Repeat the lines below exactly as they appear, but leave out the images.
--
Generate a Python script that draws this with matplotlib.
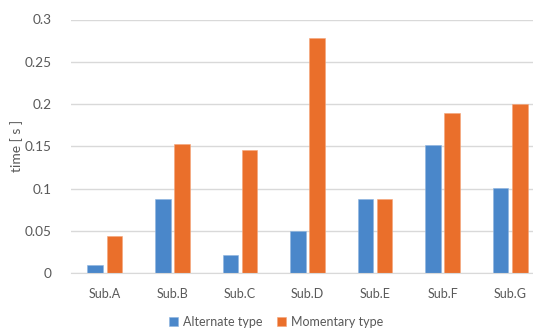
import matplotlib
matplotlib.use("Agg")
import matplotlib.pyplot as plt
import numpy as np

categories = ["Sub.A", "Sub.B", "Sub.C", "Sub.D", "Sub.E", "Sub.F", "Sub.G"]
alternate = [0.010, 0.088, 0.021, 0.050, 0.088, 0.152, 0.101]
momentary = [0.044, 0.153, 0.146, 0.278, 0.088, 0.189, 0.200]
yticks = [0, 0.05, 0.1, 0.15, 0.2, 0.25, 0.3]
ytick_labels = ["0", "0.05", "0.1", "0.15", "0.2", "0.25", "0.3"]

plt.rcParams['font.family'] = ['Lato', 'DejaVu Sans']
txt = '#595959'

fig = plt.figure(figsize=(5.33, 3.29), dpi=100)
ax = fig.add_axes([71/533, 1-273/329, (544-71)/533, (273-19.5)/329])

x = np.arange(len(categories))
w = 0.23
off = 0.142
b1 = ax.bar(x - off, alternate, w, color='#4A87CA', edgecolor='#8DB5E0', linewidth=0.4, label='Alternate type', zorder=3)
b2 = ax.bar(x + off, momentary, w, color='#EA6F2B', edgecolor='#F4A57A', linewidth=0.4, label='Momentary type', zorder=3)

ax.set_xlim(-0.5, len(categories) - 0.5)
ax.set_ylim(0, 0.3)
ax.set_yticks(yticks)
ax.set_yticklabels(ytick_labels)
ax.set_xticks(x)
ax.set_xticklabels(categories)
ax.tick_params(axis='both', length=0, colors=txt)
ax.tick_params(axis='x', pad=11, labelsize=9)
ax.tick_params(axis='y', pad=14, labelsize=9.8)
ax.grid(axis='y', color='#D9D9D9', linewidth=1, zorder=0)
for s in ['top', 'right', 'left']:
    ax.spines[s].set_visible(False)
ax.spines['bottom'].set_color('#D9D9D9')
ax.spines['bottom'].set_zorder(4)

fig.text(17/533, 1-146/329, "time [ s ]", rotation=90, ha='center', va='center', color=txt, fontsize=10)

fig.legend(handles=[b1, b2], loc='center', bbox_to_anchor=(276/533, 1-322/329), ncol=2,
           frameon=False, fontsize=9, handlelength=0.7, handleheight=0.7, handletextpad=0.4,
           columnspacing=1.2, labelcolor=txt)

fig.savefig("out.png", dpi=100)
--
§ FINISHED TASK
Generate a Python script that draws this with matplotlib.
import matplotlib
matplotlib.use("Agg")
import matplotlib.pyplot as plt
import numpy as np

categories = ["Sub.A", "Sub.B", "Sub.C", "Sub.D", "Sub.E", "Sub.F", "Sub.G"]
alternate = [0.010, 0.088, 0.021, 0.050, 0.088, 0.152, 0.101]
momentary = [0.044, 0.153, 0.146, 0.278, 0.088, 0.189, 0.200]
yticks = [0, 0.05, 0.1, 0.15, 0.2, 0.25, 0.3]
ytick_labels = ["0", "0.05", "0.1", "0.15", "0.2", "0.25", "0.3"]

plt.rcParams['font.family'] = ['Lato', 'DejaVu Sans']
txt = '#595959'

fig = plt.figure(figsize=(5.33, 3.29), dpi=100)
ax = fig.add_axes([71/533, 1-273/329, (544-71)/533, (273-19.5)/329])

x = np.arange(len(categories))
w = 0.23
off = 0.142
b1 = ax.bar(x - off, alternate, w, color='#4A87CA', edgecolor='#8DB5E0', linewidth=0.4, label='Alternate type', zorder=3)
b2 = ax.bar(x + off, momentary, w, color='#EA6F2B', edgecolor='#F4A57A', linewidth=0.4, label='Momentary type', zorder=3)

ax.set_xlim(-0.5, len(categories) - 0.5)
ax.set_ylim(0, 0.3)
ax.set_yticks(yticks)
ax.set_yticklabels(ytick_labels)
ax.set_xticks(x)
ax.set_xticklabels(categories)
ax.tick_params(axis='both', length=0, colors=txt)
ax.tick_params(axis='x', pad=11, labelsize=9)
ax.tick_params(axis='y', pad=14, labelsize=9.8)
ax.grid(axis='y', color='#D9D9D9', linewidth=1, zorder=0)
for s in ['top', 'right', 'left']:
    ax.spines[s].set_visible(False)
ax.spines['bottom'].set_color('#D9D9D9')
ax.spines['bottom'].set_zorder(4)

fig.text(17/533, 1-146/329, "time [ s ]", rotation=90, ha='center', va='center', color=txt, fontsize=10)

fig.legend(handles=[b1, b2], loc='center', bbox_to_anchor=(276/533, 1-322/329), ncol=2,
           frameon=False, fontsize=9, handlelength=0.7, handleheight=0.7, handletextpad=0.4,
           columnspacing=1.2, labelcolor=txt)

fig.savefig("out.png", dpi=100)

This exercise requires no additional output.